The culture wars are back, and this time, everyone can win

In 1989, American Family Association founder Rev. Donald Wildmon, who had condemned shows like “Three’s Company,” threatened a boycott of Pepsi over a commercial the soft drink company cut with Madonna after the release of her “Like A Prayer” album, which Wildmon criticized as immoral and anti-Christian. The year after that, Vice President Dan Quayle famously took a swipe at Candice Bergen’s Murphy Brown, star of the eponymous CBS show, for becoming a single mother. Quayle suggested that the mass media was contributing to a decline of family values that he credited with a role in the 1992 Los Angeles riots, sparked by the acquittal of the Los Angeles police officers charged with beating Rodney King.

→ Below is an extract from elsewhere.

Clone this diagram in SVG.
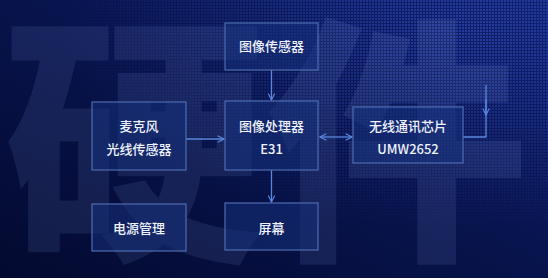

Even Bart Simpson was a target. Schools banned t-shirts emblazoned with his snotty catchphrases, and he was seen as a worrisome beacon of disrespect for authority and academic achievement, condemned by a figure as powerful as then-Secretary of Education William Bennett.

Culture warriors concerned by decency were anxious that culture was changing too fast, and introducing too many new ideas, voices and means of expression to a population vulnerable to the power of suggestion. (These concerns also marked debates about whether the classics were being unfairly devalued in favor of multicultural and feminist literature.)